[Collected data entries]
* * * * *
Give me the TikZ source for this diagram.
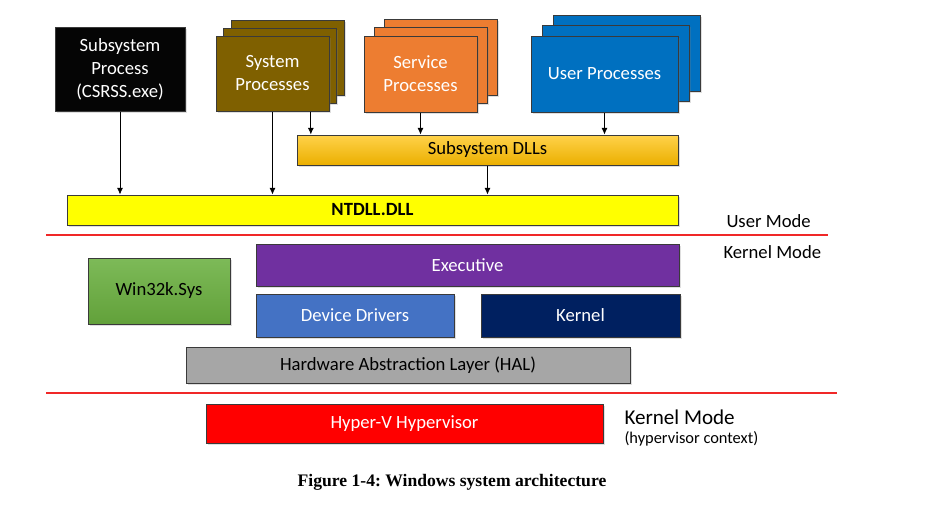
\documentclass[tikz,border=0pt]{standalone}
\usepackage{fontspec}
\setmainfont{Carlito}
\newfontfamily\capfont{Liberation Serif}
\usetikzlibrary{arrows.meta,positioning,shadows}
\definecolor{edge}{HTML}{3A3A3A}
\definecolor{sepred}{HTML}{F02828}
\definecolor{csrssfill}{HTML}{050505}
\definecolor{sysfill}{HTML}{7F6000}
\definecolor{svcfill}{HTML}{ED7D31}
\definecolor{userfill}{HTML}{0070C0}
\definecolor{dllstop}{HTML}{FFD24A}
\definecolor{dllsbot}{HTML}{EBAF00}
\definecolor{ntdllfill}{HTML}{FFFF00}
\definecolor{execfill}{HTML}{7030A0}
\definecolor{wintop}{HTML}{7DBA58}
\definecolor{winbot}{HTML}{62A13A}
\definecolor{drvfill}{HTML}{4472C4}
\definecolor{kernfill}{HTML}{002060}
\definecolor{halfill}{HTML}{A6A6A6}
\definecolor{hvfill}{HTML}{FF0000}

\begin{document}
\frenchspacing
\begin{tikzpicture}[
		x=0.75pt, y=-0.75pt,
		line width=0.75pt,
		node distance=19.5pt,
		block/.style={draw=edge, inner sep=0pt, align=center, text=white,
			font=\fontsize{14}{17.25}\selectfont,
			drop shadow={opacity=0.25, shadow xshift=1.2pt, shadow yshift=-1.2pt}},
		box/.style 2 args={minimum width=#1*0.75pt, minimum height=#2*0.75pt},
		arr/.style={-{Latex[length=5pt,width=4.5pt]}, line width=0.6pt},
		sep/.style={draw=sepred, line width=1.1pt},
		mode/.style={anchor=west, inner sep=0pt, font=\fontsize{14}{17}\selectfont},
	]
		\useasboundingbox (0,0) rectangle (926,512);

		\node (csrss) [block, fill=csrssfill, box={130}{84}] at (120,69) {Subsystem\\Process\\(CSRSS.exe)};

		\foreach \k in {2,1}
			\node (sys \k) [block, fill=sysfill, box={113}{75}] at (272.5+7.5*\k,73.5-8*\k) {};
		\node (sys) [block, fill=sysfill, box={113}{75}] at (272.5,73.5) {System\\Processes};

		\foreach \k in {2,1}
			\node (svc \k) [block, fill=svcfill, box={113}{76}] at (420.5+10*\k,74-8.5*\k) {};
		\node (svc) [block, fill=svcfill, box={113}{76}] at (420.5,74) {Service\\Processes};

		\foreach \k in {2,1}
			\node (user \k) [block, fill=userfill, box={147}{76}] at (604.5+11*\k,74-10.5*\k) {};
		\node (user) [block, fill=userfill, box={147}{76}] at (604.5,74) {User Processes};

		\node (dlls) [block, top color=dllstop, bottom color=dllsbot, text=black, box={381}{30}] at (487.5,150) {Subsystem DLLs};
		\node (ntdll) [block, fill=ntdllfill, text=black, font=\fontsize{14}{17}\selectfont\bfseries, box={611}{30}] at (372.5,210) {NTDLL.DLL};

		\coordinate (sys tap) at ([xshift=-14pt]sys.south east);
		\draw[arr] (csrss) -- (csrss |- ntdll.north);
		\draw[arr] (sys) -- (sys |- ntdll.north);
		\draw[arr] (sys tap) -- (sys tap |- dlls.north);
		\draw[arr] (svc) -- (svc |- dlls.north);
		\draw[arr] (user) -- (user |- dlls.north);
		\draw[arr] (dlls) -- (dlls |- ntdll.north);

		\coordinate (top left) at (46,235);
		\coordinate (top right) at (828,235);
		\draw[sep] (top left) -- (top right);
		\node (user mode) [mode] at (726,221) {User Mode};
		\node (kernel mode) [mode] at (723,252) {Kernel Mode};

		\node (exec) [block, fill=execfill, box={423}{42}] at (467.5,265) {Executive};
		\node (win32k) [block, top color=wintop, bottom color=winbot, text=black, box={142}{66}] at (159,291) {Win32k.Sys};
		\node (drivers) [block, fill=drvfill, box={198}{43}] at (355,315.5) {Device Drivers};
		\node (kernel) [block, fill=kernfill, box={199}{43}, right=of drivers] {Kernel};
		\node (hal) [block, fill=halfill, text=black, box={444}{36}] at (408,365) {Hardware Abstraction Layer (HAL)};

		\coordinate (low left) at (46,393);
		\coordinate (low right) at (837,393);
		\draw[sep] (low left) -- (low right);

		\node (hv) [block, fill=hvfill, box={397}{39}] at (404.5,423.5) {Hyper-V Hypervisor};
		\node (hv mode) [mode, font=\fontsize{15.8}{19}\selectfont] at (624,417) {Kernel Mode};
		\node (hv context) [mode, font=\fontsize{12.3}{15}\selectfont] at (624,439) {(hypervisor context)};

		\node (caption) at (452,482) {\capfont\bfseries\fontsize{13.2}{16}\selectfont Figure 1-4: Windows system architecture};
	\end{tikzpicture}
\end{document}
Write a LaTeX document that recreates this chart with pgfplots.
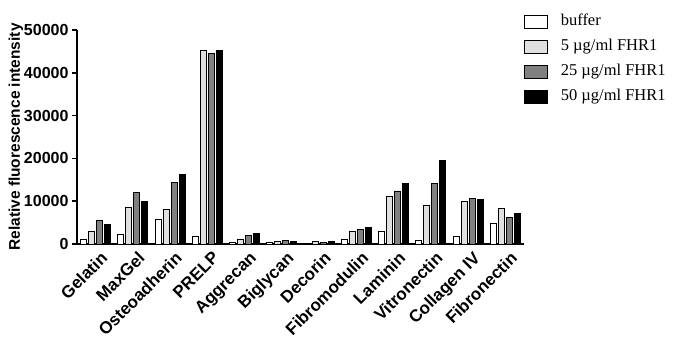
\documentclass[border=0pt]{standalone}
\usepackage{pgfplots}
\pgfplotsset{compat=1.18}
\usepackage{fontspec}
\setmainfont{Liberation Sans}
\newfontfamily\seriffont{Liberation Serif}
\definecolor{lgray}{HTML}{E0E0E0}
\definecolor{mgray}{HTML}{808080}
\pgfplotstableread{
x buffer five twentyfive fifty
0 1100 2900 5600 4500
1 2200 8500 12100 9900
2 5800 8100 14300 16200
3 1700 45200 44500 45200
4 400 1100 1950 2400
5 300 650 750 650
6 200 550 450 650
7 1000 2900 3500 3800
8 2900 11200 12400 14100
9 800 9100 14200 19500
10 1800 10000 10650 10500
11 4750 8250 6150 7200
}\datatable
\pgfplotsset{legbox/.style={legend image code/.code={\draw[##1, line width=0.8bp] (0bp,-6.5bp) rectangle (23bp,6.5bp);}}}
\begin{document}
\begin{tikzpicture}
\begin{axis}[
 at={(77bp,98bp)}, anchor=south west,
 scale only axis, width=447bp, height=214bp,
 ymin=0, ymax=50000, xmin=-0.5, xmax=11.5,
 ybar=2bp, bar width=6bp,
 axis x line=bottom, axis y line=left,
 axis line style={-, line width=1.6bp},
 ytick={0,10000,20000,30000,40000,50000},
 scaled y ticks=false,
 yticklabel style={/pgf/number format/fixed, /pgf/number format/1000 sep={}, font=\fontsize{16bp}{19bp}\selectfont\bfseries},
 /pgf/number format/assume math mode=true,
 ytick style={line width=1.6bp, black},
 tick align=outside, major tick length=5bp,
 xtick=data,
 xticklabels={Gelatin,MaxGel,Osteoadherin,PRELP,Aggrecan,Biglycan,Decorin,Fibromodulin,Laminin,Vitronectin,Collagen IV,Fibronectin},
 xtick style={draw=none},
 xticklabel style={rotate=45, anchor=north east, font=\fontsize{17bp}{20bp}\selectfont\bfseries, inner sep=1bp, xshift=3bp, yshift=-3bp},
 ylabel={Relative fluorescence intensity},
 ylabel style={font=\fontsize{15.5bp}{18bp}\selectfont\bfseries},
 ylabel shift={-6bp},
 legend style={at={(1.0,1.082)}, anchor=north west, draw=none, fill=none, inner sep=0pt, outer sep=0pt,
   font=\seriffont\fontsize{16.5bp}{20bp}\selectfont, row sep=7bp, column sep=13bp,
   nodes={inner sep=0pt, text height=13bp, text depth=5bp}},
 legend cell align=left,
]
\addplot[fill=white, draw=black, line width=0.8bp, legbox] table[x=x, y=buffer] {\datatable};
\addplot[fill=lgray, draw=black, line width=0.8bp, legbox] table[x=x, y=five] {\datatable};
\addplot[fill=mgray, draw=black, line width=0.8bp, legbox] table[x=x, y=twentyfive] {\datatable};
\addplot[fill=black, draw=black, line width=0.8bp, legbox] table[x=x, y=fifty] {\datatable};
\legend{buffer, 5 µg/ml FHR1, 25 µg/ml FHR1, 50 µg/ml FHR1}
\end{axis}
\pgfresetboundingbox
\useasboundingbox (0,0) rectangle (679bp,342bp);
\end{tikzpicture}
\end{document}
* * * * *
> OBJECTIVE: List the lines of the records where "this" occurs.

> WRITTEN RESPONSE:
Give me the TikZ source for this diagram.
Write a LaTeX document that recreates this chart with pgfplots.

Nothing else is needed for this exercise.